The honest answer is that most houses do a version of semi-shared without ever naming it. Making it intentional — even just saying "whoever makes dinner Tuesday lets the group chat know" — is enough to make it stick.
How to set up a simple shared meal plan
You don't need a spreadsheet. You need a short conversation, once, about three things:
- Which nights work for sharing? Even one or two fixed nights a week creates a rhythm. Wednesday dinner, Sunday brunch — something the house can anchor around.
- What are the dietary baselines? Vegetarian, vegan, allergies, "I'll eat anything." You don't need everyone to agree, but you need to know what you're working with.
- How do you handle costs? Is the cook buying for everyone and people chip in? Splitting shopping equally? Using a shared food budget? Agree it upfront and it stops being awkward.
Once you've had that conversation, keep a simple shared list — even a notes app that everyone can see — for the nights you're cooking together. What's on the menu, who's buying what. An app like Crew makes this genuinely easy: a shared shopping list and task assignment in the same place where you track house expenses.
"The best shared house meals are never planned weeks in advance — they're what happens when someone makes too much pasta and sends a message saying 'anyone hungry?'"

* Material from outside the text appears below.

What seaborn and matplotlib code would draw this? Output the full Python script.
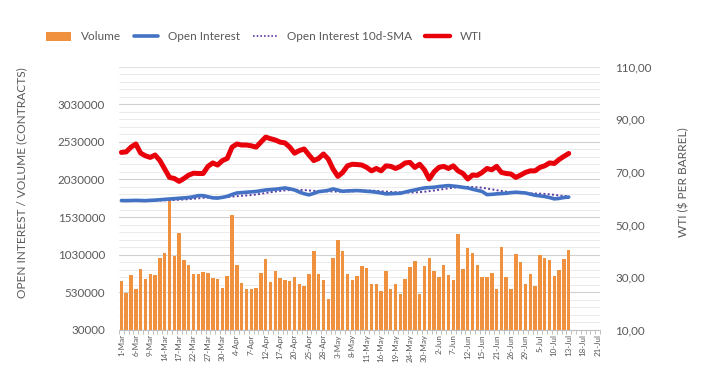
import matplotlib
matplotlib.use("Agg")
import matplotlib.pyplot as plt
import seaborn as sns
import numpy as np
import pandas as pd
from matplotlib.lines import Line2D
from matplotlib.patches import Patch
from matplotlib.ticker import FixedLocator, FuncFormatter

# ---- categories: trading days 1-Mar .. 21-Jul (2023) ----
dates = pd.bdate_range("2023-03-01", "2023-07-21", freq="C",
                       holidays=["2023-05-29", "2023-06-19", "2023-07-04"])
date_labels = [f"{d.day}-{d.strftime('%b')}" for d in dates]

# ---- data ----
volume = [678000, 524000, 757000, 581000, 837000, 705000, 771000, 757000, 987000, 1053000,
          1750000, 1013000, 1322000, 956000, 890000, 771000, 771000, 806000, 793000, 727000,
          713000, 594000, 744000, 1551000, 890000, 660000, 581000, 581000, 594000, 788000,
          969000, 669000, 810000, 722000, 691000, 678000, 735000, 638000, 612000, 771000,
          1079000, 771000, 691000, 436000, 987000, 1220000, 1079000, 771000, 691000, 744000,
          877000, 859000, 647000, 647000, 550000, 810000, 568000, 647000, 502000, 705000,
          868000, 943000, 502000, 877000, 987000, 810000, 735000, 890000, 757000, 700000,
          1309000, 837000, 1119000, 1053000, 890000, 731000, 731000, 793000, 581000, 1132000,
          731000, 581000, 1035000, 934000, 638000, 780000, 616000, 1022000, 987000, 956000,
          744000, 824000, 969000, 1097000]

open_interest = [1750000, 1748000, 1750000, 1752000, 1750000, 1748000, 1752000, 1755000, 1760000, 1765000,
                 1770000, 1775000, 1780000, 1785000, 1790000, 1800000, 1815000, 1815000, 1800000, 1785000,
                 1782000, 1792000, 1805000, 1830000, 1850000, 1855000, 1860000, 1865000, 1870000, 1880000,
                 1890000, 1895000, 1900000, 1908000, 1917000, 1905000, 1890000, 1862000, 1840000, 1825000,
                 1845000, 1868000, 1875000, 1885000, 1904000, 1888000, 1873000, 1878000, 1880000, 1882000,
                 1878000, 1872000, 1868000, 1860000, 1850000, 1838000, 1840000, 1843000, 1846000, 1862000,
                 1878000, 1890000, 1905000, 1917000, 1922000, 1926000, 1935000, 1942000, 1948000, 1942000,
                 1935000, 1925000, 1917000, 1900000, 1885000, 1870000, 1828000, 1832000, 1838000, 1842000,
                 1846000, 1855000, 1860000, 1855000, 1850000, 1835000, 1820000, 1812000, 1803000, 1790000,
                 1772000, 1778000, 1790000, 1795000]

wti = [77.4, 77.6, 79.4, 80.6, 77.1, 76.1, 75.5, 76.4, 74.3, 71.1,
       67.9, 67.5, 66.4, 67.5, 68.8, 69.5, 69.4, 69.4, 72.1, 73.4,
       72.6, 74.3, 75.1, 79.4, 80.6, 80.2, 80.2, 79.9, 79.4, 81.3,
       83.2, 82.6, 82.1, 81.3, 81.0, 79.4, 77.1, 78.1, 78.7, 76.4,
       74.3, 75.1, 76.8, 74.9, 71.1, 68.3, 69.8, 72.3, 72.9, 72.8,
       72.6, 71.7, 70.4, 71.3, 70.4, 72.3, 72.1, 71.3, 72.1, 73.4,
       73.6, 71.7, 72.9, 70.8, 67.3, 70.0, 71.7, 72.1, 71.3, 72.3,
       70.4, 69.4, 67.3, 68.8, 68.7, 69.8, 71.3, 70.8, 72.1, 69.8,
       69.4, 69.2, 67.9, 68.8, 69.8, 70.4, 70.4, 71.7, 72.3, 73.4,
       73.2, 74.7, 75.9, 77.0]

n = len(volume)
df = pd.DataFrame({"date": date_labels[:n], "pos": np.arange(n),
                   "volume": volume, "oi": open_interest, "wti": wti})
df["oi_sma"] = df["oi"].rolling(10, min_periods=1).mean()

# ---- styling ----
GRAY = "#595959"
ORANGE = "#F0913F"
BLUE = "#4472C4"
RED = "#E8000B"
PURPLE = "#5B3C9E"
FONT = ["Lato", "DejaVu Sans"]

sns.set_theme(style="white")
plt.rcParams["font.family"] = FONT

W, H = 716, 374
fig = plt.figure(figsize=(W / 100, H / 100), dpi=100)
left, right, top, bottom = 119, 600, 66.5, 330
ax = fig.add_axes([left / W, 1 - bottom / H, (right - left) / W, (bottom - top) / H])

sns.barplot(data=df, x="date", y="volume", order=date_labels, color=ORANGE,
            saturation=1, width=0.72, linewidth=0, edgecolor="none", ax=ax, zorder=2)
sns.lineplot(x=df["pos"], y=df["oi"], color=BLUE, lw=2.6, ax=ax, zorder=4)
sns.lineplot(x=df["pos"], y=df["oi_sma"], color=PURPLE, lw=1.4, ax=ax, zorder=3,
             linestyle=(0, (1, 1.2)))

ax.set_xlim(-0.5, len(date_labels) - 0.5)
ax.set_ylim(30000, 3530000)
major = np.arange(30000, 3030001, 500000)
ax.yaxis.set_major_locator(FixedLocator(major))
ax.yaxis.set_minor_locator(FixedLocator(np.arange(30000, 3530001, 100000)))
ax.set_yticklabels([str(int(v)) for v in major])
ax.grid(True, axis="y", which="major", color="#D0D0D0", lw=0.8, zorder=0)
ax.grid(True, axis="y", which="minor", color="#E8E8E8", lw=0.6, zorder=0)
ax.axhline(3530000, color="#D0D0D0", lw=0.8, zorder=0)
ax.set_axisbelow(True)

ax.set_xticks(np.arange(0, len(date_labels), 3))
ax.set_xticklabels(date_labels[::3], rotation=90, fontsize=5.8, color=GRAY)
ax.xaxis.set_minor_locator(FixedLocator(np.arange(-0.5, len(date_labels), 1)))
ax.tick_params(axis="x", which="major", length=0, pad=3)
ax.tick_params(axis="x", which="minor", length=3, color="#BFBFBF", width=0.7, bottom=True)
ax.tick_params(axis="y", which="both", length=0, labelsize=8.4, labelcolor=GRAY, pad=10)
ax.set_xlabel("")
ax.set_ylabel("")
for s in ["top", "right", "left"]:
    ax.spines[s].set_visible(False)
ax.spines["bottom"].set_color("#BFBFBF")
ax.spines["bottom"].set_linewidth(0.8)

ax2 = ax.twinx()
sns.lineplot(x=df["pos"], y=df["wti"], color=RED, lw=3.6, ax=ax2, zorder=5)
ax2.set_ylim(10, 110)
ax2.set_yticks(np.arange(10, 111, 20))
ax2.yaxis.set_major_formatter(FuncFormatter(lambda v, p: f"{v:.2f}".replace(".", ",")))
ax2.tick_params(axis="y", length=0, labelsize=8.4, labelcolor=GRAY, pad=11)
ax2.set_ylabel("")
for s in ax2.spines.values():
    s.set_visible(False)
ax2.grid(False)

fig.text(22 / W, 1 - 183 / H, "OPEN INTEREST / VOLUME (CONTRACTS)", rotation=90,
         ha="center", va="center", fontsize=8.6, color=GRAY)
fig.text(684 / W, 1 - 182 / H, "WTI ($ PER BARREL)", rotation=90,
         ha="center", va="center", fontsize=8.6, color=GRAY)

handles = [Patch(facecolor=ORANGE, edgecolor="none"),
           Line2D([], [], color=BLUE, lw=2.6),
           Line2D([], [], color=PURPLE, lw=1.2, linestyle=(0, (1, 1.2))),
           Line2D([], [], color=RED, lw=3.2)]
labels = ["Volume", "Open Interest", "Open Interest 10d-SMA", "WTI"]
fig.legend(handles, labels, loc="center", bbox_to_anchor=(264 / W, 1 - 37 / H),
           ncol=4, frameon=False, fontsize=8.5, handlelength=2.1, handleheight=0.8,
           handletextpad=0.8, columnspacing=1.1, labelcolor=GRAY)

fig.savefig("out.png", dpi=100)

The communal shop that doesn't turn into an argument
Shared shopping trips sound efficient. They can also be the source of very specific tensions ("why did you get the expensive olive oil, we said we were doing budget week").
A few things that help:
- Agree a weekly or monthly food budget per person before you shop, not after.
- Keep a running list on the fridge or in a shared note for things you're collectively running out of. Whoever shops grabs those; individual wants stay individual.

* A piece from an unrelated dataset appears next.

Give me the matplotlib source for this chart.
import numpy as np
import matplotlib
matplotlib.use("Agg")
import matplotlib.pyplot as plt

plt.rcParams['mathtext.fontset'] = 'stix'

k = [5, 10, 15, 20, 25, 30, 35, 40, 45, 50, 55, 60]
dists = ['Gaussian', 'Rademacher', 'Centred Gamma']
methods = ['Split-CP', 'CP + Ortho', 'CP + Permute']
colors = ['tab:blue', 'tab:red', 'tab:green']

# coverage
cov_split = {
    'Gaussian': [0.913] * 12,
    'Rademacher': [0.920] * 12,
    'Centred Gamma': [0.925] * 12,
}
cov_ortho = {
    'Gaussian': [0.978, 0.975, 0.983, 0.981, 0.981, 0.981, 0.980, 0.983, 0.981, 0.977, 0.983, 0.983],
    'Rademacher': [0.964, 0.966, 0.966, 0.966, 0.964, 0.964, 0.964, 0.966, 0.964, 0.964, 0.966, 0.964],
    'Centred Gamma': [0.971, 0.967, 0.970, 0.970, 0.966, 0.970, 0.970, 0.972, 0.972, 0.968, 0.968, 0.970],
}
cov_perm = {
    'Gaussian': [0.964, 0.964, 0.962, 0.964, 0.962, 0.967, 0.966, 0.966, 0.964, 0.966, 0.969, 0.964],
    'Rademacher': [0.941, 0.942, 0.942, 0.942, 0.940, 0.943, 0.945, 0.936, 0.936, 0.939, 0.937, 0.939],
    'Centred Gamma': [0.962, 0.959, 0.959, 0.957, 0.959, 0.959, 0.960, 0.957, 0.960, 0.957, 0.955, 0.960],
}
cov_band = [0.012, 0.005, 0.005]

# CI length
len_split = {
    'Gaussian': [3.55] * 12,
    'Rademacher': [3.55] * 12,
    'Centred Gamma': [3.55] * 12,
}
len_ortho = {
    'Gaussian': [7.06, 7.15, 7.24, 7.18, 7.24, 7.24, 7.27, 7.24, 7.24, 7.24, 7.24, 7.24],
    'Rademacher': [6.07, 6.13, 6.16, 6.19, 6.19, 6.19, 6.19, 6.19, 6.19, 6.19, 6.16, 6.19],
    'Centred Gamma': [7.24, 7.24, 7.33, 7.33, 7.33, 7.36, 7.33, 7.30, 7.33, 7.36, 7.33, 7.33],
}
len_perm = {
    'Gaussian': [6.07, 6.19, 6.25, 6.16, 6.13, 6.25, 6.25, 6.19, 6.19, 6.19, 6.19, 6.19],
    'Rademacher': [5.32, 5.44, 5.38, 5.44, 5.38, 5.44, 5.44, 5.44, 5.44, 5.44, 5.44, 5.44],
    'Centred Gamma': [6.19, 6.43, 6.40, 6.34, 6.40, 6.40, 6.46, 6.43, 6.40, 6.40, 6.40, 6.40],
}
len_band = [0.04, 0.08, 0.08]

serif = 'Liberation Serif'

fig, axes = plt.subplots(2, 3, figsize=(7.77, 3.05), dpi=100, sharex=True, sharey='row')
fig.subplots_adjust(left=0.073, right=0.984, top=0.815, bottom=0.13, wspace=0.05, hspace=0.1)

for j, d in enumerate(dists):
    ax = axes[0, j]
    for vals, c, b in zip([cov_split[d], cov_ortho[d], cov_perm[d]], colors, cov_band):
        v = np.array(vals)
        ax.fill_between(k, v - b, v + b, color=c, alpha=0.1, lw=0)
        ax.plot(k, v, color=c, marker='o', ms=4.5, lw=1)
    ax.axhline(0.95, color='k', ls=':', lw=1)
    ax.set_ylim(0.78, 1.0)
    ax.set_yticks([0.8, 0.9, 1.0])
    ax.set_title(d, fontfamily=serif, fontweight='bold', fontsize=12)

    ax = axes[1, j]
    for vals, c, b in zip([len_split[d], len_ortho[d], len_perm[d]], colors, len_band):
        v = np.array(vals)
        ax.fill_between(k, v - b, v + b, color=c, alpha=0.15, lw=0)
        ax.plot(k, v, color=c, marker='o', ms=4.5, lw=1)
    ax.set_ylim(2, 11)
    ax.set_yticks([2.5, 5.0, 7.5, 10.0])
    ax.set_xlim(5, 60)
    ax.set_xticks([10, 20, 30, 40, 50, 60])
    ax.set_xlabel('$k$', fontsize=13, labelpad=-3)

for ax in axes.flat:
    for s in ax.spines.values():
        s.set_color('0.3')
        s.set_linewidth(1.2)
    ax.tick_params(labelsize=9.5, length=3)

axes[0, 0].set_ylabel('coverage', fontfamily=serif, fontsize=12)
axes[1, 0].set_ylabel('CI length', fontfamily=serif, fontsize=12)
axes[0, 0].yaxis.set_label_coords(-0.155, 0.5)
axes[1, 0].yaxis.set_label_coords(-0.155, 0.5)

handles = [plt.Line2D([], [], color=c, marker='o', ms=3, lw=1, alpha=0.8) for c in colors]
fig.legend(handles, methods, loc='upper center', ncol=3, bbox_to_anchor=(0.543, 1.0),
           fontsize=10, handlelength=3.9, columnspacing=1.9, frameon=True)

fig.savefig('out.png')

- Separate shared staples from personal food. One category, shared cost. The other, yours.
If you're doing a full shared shop, designate one person to buy and everyone transfers their share immediately — not "sometime this week." Apps that automate the "who owes what" calculation are worth their weight in gold here.
When schedules and tastes don't align
Someone's vegan, someone won't eat fish, someone works nights and eats at 11pm. This doesn't mean shared cooking is off the table — it means you need a bit more structure.

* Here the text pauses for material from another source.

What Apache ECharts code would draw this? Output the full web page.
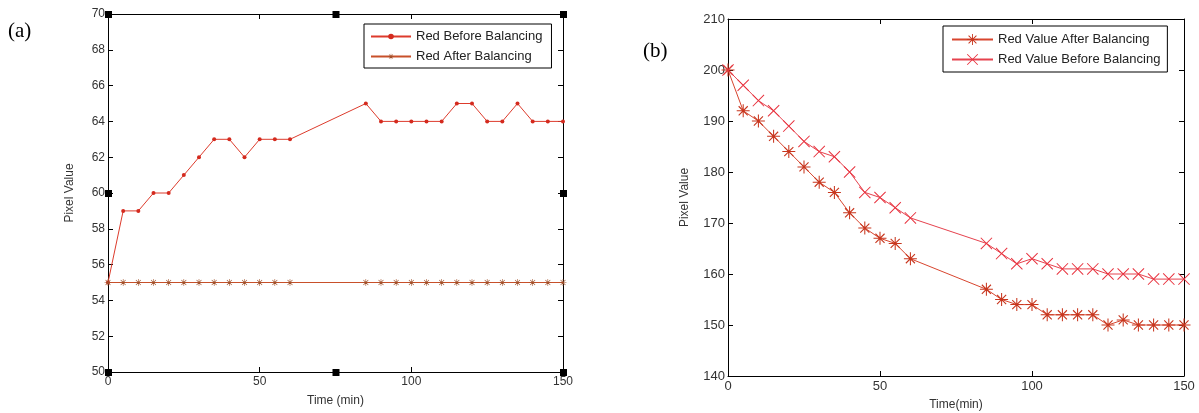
<!DOCTYPE html>
<html>
<head>
<meta charset="utf-8">
<script src="https://cdn.jsdelivr.net/npm/echarts@6/dist/echarts.min.js"></script>
<style>
  html, body { margin: 0; padding: 0; background: #fff; }
  #main { width: 1199px; height: 413px; }
</style>
</head>
<body>
<div id="main"></div>
<script>
// sampling times (min), same for both panels
const timeA = [0, 5, 10, 15, 20, 25, 30, 35, 40, 45, 50, 55, 60, 85, 90, 95, 100, 105, 110, 115, 120, 125, 130, 135, 140, 145, 150];
const timeB = [0, 5, 10, 15, 20, 25, 30, 35, 40, 45, 50, 55, 60, 85, 90, 95, 100, 105, 110, 115, 120, 125, 130, 135, 140, 145, 150];

// (a)
const redBeforeA = [55, 59, 59, 60, 60, 61, 62, 63, 63, 62, 63, 63, 63, 65, 64, 64, 64, 64, 64, 65, 65, 64, 64, 65, 64, 64, 64];
const redAfterA = [55, 55, 55, 55, 55, 55, 55, 55, 55, 55, 55, 55, 55, 55, 55, 55, 55, 55, 55, 55, 55, 55, 55, 55, 55, 55, 55];

// (b)
const redAfterB = [200, 192, 190, 187, 184, 181, 178, 176, 172, 169, 167, 166, 163, 157, 155, 154, 154, 152, 152, 152, 152, 150, 151, 150, 150, 150, 150];
const redBeforeB = [200, 197, 194, 192, 189, 186, 184, 183, 180, 176, 175, 173, 171, 166, 164, 162, 163, 162, 161, 161, 161, 160, 160, 160, 159, 159, 159];

const xTicks = [0, 50, 100, 150];
const yTicksA = [50, 70, 2];
const yTicksB = [140, 210, 10];

// marker shapes (matlab style '*' and 'x')
const STAR = 'path://M4.6 0H5.4V10H4.6Z M0 4.6H10V5.4H0Z M1.2 1.8L1.8 1.2L8.8 8.2L8.2 8.8Z M8.2 1.2L8.8 1.8L1.8 8.8L1.2 8.2Z';
const CROSS = 'path://M0.6 0L10 9.4L9.4 10L0 0.6Z M9.4 0L10 0.6L0.6 10L0 9.4Z';

function pairs(xs, ys) {
  return xs.map((x, i) => [x, ys[i]]);
}

const font = 'Liberation Sans, Arial, sans-serif';

function axisX(grid, pos, showLabel, size) {
  return {
    type: 'value', gridIndex: grid, position: pos,
    min: xTicks[0], max: xTicks[xTicks.length - 1], interval: 50,
    name: showLabel ? (grid === 0 ? 'Time (min)' : 'Time(min)') : '',
    nameLocation: 'middle', nameGap: grid === 0 ? 23 : 23,
    nameTextStyle: { color: '#333', fontSize: 12, fontFamily: font },
    axisLine: { show: true, onZero: false, lineStyle: { color: '#000', width: 1 } },
    axisTick: { show: true, inside: true, length: 5, lineStyle: { color: '#000' } },
    axisLabel: { show: showLabel, color: '#333', fontSize: size, fontFamily: font, margin: 4 },
    splitLine: { show: false }
  };
}

function axisY(grid, pos, showLabel, t, size) {
  return {
    type: 'value', gridIndex: grid, position: pos,
    min: t[0], max: t[1], interval: t[2],
    name: showLabel ? 'Pixel Value' : '',
    nameLocation: 'middle', nameGap: grid === 0 ? 32 : 37,
    nameTextStyle: { color: '#333', fontSize: 12, fontFamily: font },
    axisLine: { show: true, onZero: false, lineStyle: { color: '#000', width: 1 } },
    axisTick: { show: true, inside: true, length: 5, lineStyle: { color: '#000' } },
    axisLabel: { show: showLabel, color: '#333', fontSize: size, fontFamily: font, margin: 3 },
    splitLine: { show: false }
  };
}

const chart = echarts.init(document.getElementById('main'));

chart.setOption({
  backgroundColor: '#fff',
  animation: false,
  title: [
    { text: '(a)', left: 8, top: 21, padding: 0,
      textStyle: { fontFamily: 'Liberation Serif, serif', fontSize: 21, fontWeight: 'normal', color: '#000' } },
    { text: '(b)', left: 643, top: 41, padding: 0,
      textStyle: { fontFamily: 'Liberation Serif, serif', fontSize: 21, fontWeight: 'normal', color: '#000' } }
  ],
  grid: [
    { left: 108, right: 636, top: 14, bottom: 41, outerBoundsMode: 'none' },
    { left: 728, right: 15, top: 19, bottom: 37, outerBoundsMode: 'none' }
  ],
  legend: [
    {
      data: ['Red Before Balancing', 'Red After Balancing'],
      orient: 'vertical', left: 364, top: 24,
      padding: [5, 9, 4, 6], itemGap: 5, itemWidth: 40, itemHeight: 7,
      borderColor: '#000', borderWidth: 1, backgroundColor: '#fff',
      textStyle: { color: '#222', fontSize: 13, fontFamily: font, lineHeight: 15 }
    },
    {
      data: ['Red Value After Balancing', 'Red Value Before Balancing'],
      orient: 'vertical', left: 943, top: 26,
      padding: [6, 7, 5, 8], itemGap: 5, itemWidth: 41, itemHeight: 14,
      borderColor: '#000', borderWidth: 1, backgroundColor: '#fff',
      textStyle: { color: '#222', fontSize: 13, fontFamily: font, lineHeight: 15 }
    }
  ],
  xAxis: [
    axisX(0, 'bottom', true, 12),
    axisX(0, 'top', false, 12),
    axisX(1, 'bottom', true, 13),
    axisX(1, 'top', false, 13)
  ],
  yAxis: [
    axisY(0, 'left', true, yTicksA, 12),
    axisY(0, 'right', false, yTicksA, 12),
    axisY(1, 'left', true, yTicksB, 13),
    axisY(1, 'right', false, yTicksB, 13)
  ],
  series: [
    {
      name: 'Red Before Balancing', type: 'line', xAxisIndex: 0, yAxisIndex: 0,
      data: pairs(timeA, redBeforeA),
      symbol: 'circle', symbolSize: 4,
      lineStyle: { color: '#dd3b2c', width: 1 },
      itemStyle: { color: '#d42a1e' }
    },
    {
      name: 'Red After Balancing', type: 'line', xAxisIndex: 0, yAxisIndex: 0,
      data: pairs(timeA, redAfterA),
      symbol: STAR, symbolSize: 7,
      lineStyle: { color: '#c8502a', width: 1 },
      itemStyle: { color: '#a0502a' }
    },
    {
      name: 'Red Value After Balancing', type: 'line', xAxisIndex: 2, yAxisIndex: 2,
      data: pairs(timeB, redAfterB),
      symbol: STAR, symbolSize: 13,
      lineStyle: { color: '#d8452e', width: 1 },
      itemStyle: { color: '#c8361e' }
    },
    {
      name: 'Red Value Before Balancing', type: 'line', xAxisIndex: 2, yAxisIndex: 2,
      data: pairs(timeB, redBeforeB),
      symbol: CROSS, symbolSize: 12,
      lineStyle: { color: '#e6424e', width: 1 },
      itemStyle: { color: '#e8323e' }
    }
  ]
});

// selection handles on panel (a) frame
const handleAt = [[0, 70], [75, 70], [150, 70], [0, 60], [150, 60], [0, 50], [75, 50], [150, 50]];
chart.setOption({
  graphic: handleAt.map(p => {
    const px = chart.convertToPixel({ gridIndex: 0 }, p);
    return { type: 'rect', shape: { x: px[0] - 3, y: px[1] - 3, width: 7, height: 7 }, style: { fill: '#000' }, z: 100 };
  })
});
</script>
</body>
</html>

The trick is cooking components rather than complete dishes. A pot of roasted vegetables, a grain, a sauce — everyone assembles their own plate. It sounds restaurant-y but it's actually how a lot of families with different dietary needs survive. The vegan takes everything; the meat-eater adds what they want separately.
On scheduling: if you're doing a cooking rota, build in explicit opt-outs. "I'm cooking Wednesday, I'll make enough for anyone who's home — let me know by 5pm if you want a plate." No pressure, no wasted food, no resentment.
Making it a routine instead of a project
The reason most food systems fail in shared houses isn't laziness — it's that they start as a project and never become a habit. A rota posted on the fridge gets ignored by week two. A WhatsApp thread about meal planning dies after the first weekend.
What sticks is keeping the commitment small and the friction low. One shared meal a week. A standing shopping list in a place everyone already checks. A quick "I'm cooking tonight, want some?" message that requires no planning in advance.
Shared houses that eat well together don't have elaborate systems. They have small, low-effort habits that are easy to keep — even on a tired Tuesday when nobody wanted to cook anyway.
Start there. The elaborate meal plan can wait.